Authentication and Authorization in Microservices
I've been reading a fair bit on Microservices recently, and especially around AuthN and AuthZ. For the most part, this all makes a lot of sense, and I can see how it all should work.
For what I'm playing with, I going with delegated authorization - so I'm to be passing tokens around from client to service, and then passing the same token on from service to service. I also have an endpoint on the OAuth2 Service that will accept a token and return the details of the token - the User ID, the Start and End of the validity period, the scopes that the token is valid for, etc.
The problem that I'm running into here is - in order to correctly issue a token, there needs to be some communication with the User Service to ensure that the User that the token is for is actually valid. And in order to verify a Token, there needs to be some communication with the User Service to ensure that the User is still valid. And yet, in order to safely communicate with the User Service to get details about a User, a Token is needed that gives permission for this access.
I assume there is some standard practice on how to solve this circular dependency between the OAuth2 and User Service, but I've not seen any mention of it at all. Is this a common problem? Or have I just missed something obvious?

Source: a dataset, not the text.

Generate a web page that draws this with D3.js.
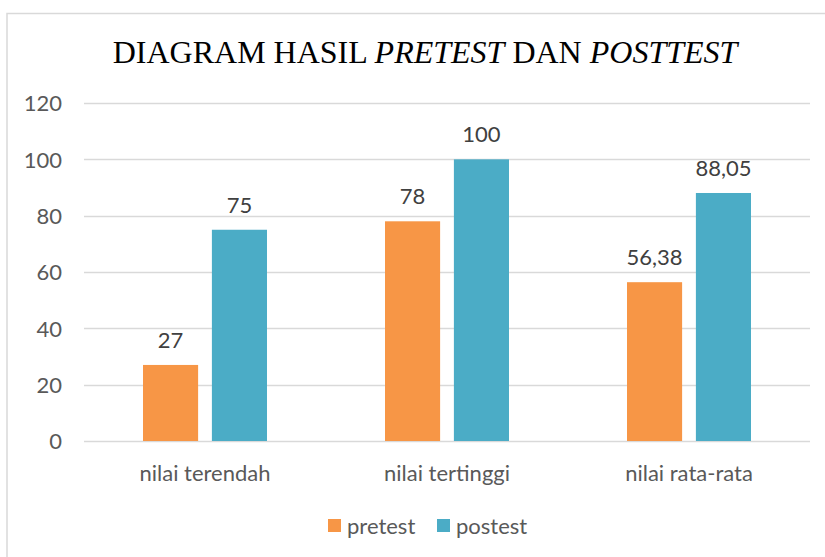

(Note - for now I'm only implementing Client Credentials Grant and Resource Owner Password Credentials Grant, since I'm only playing around to see how it all works and they're easier to call with cURL. I don't know that this makes any difference though)
Yeah, that's a bit of a chicken and egg problem. Not sure how much control you have over the authorization server, but one way of solving this issue is to secure the call to the user info service using client certificates.
Another is to combine the user info service and authorization server into one service and eliminate the need for the call all together.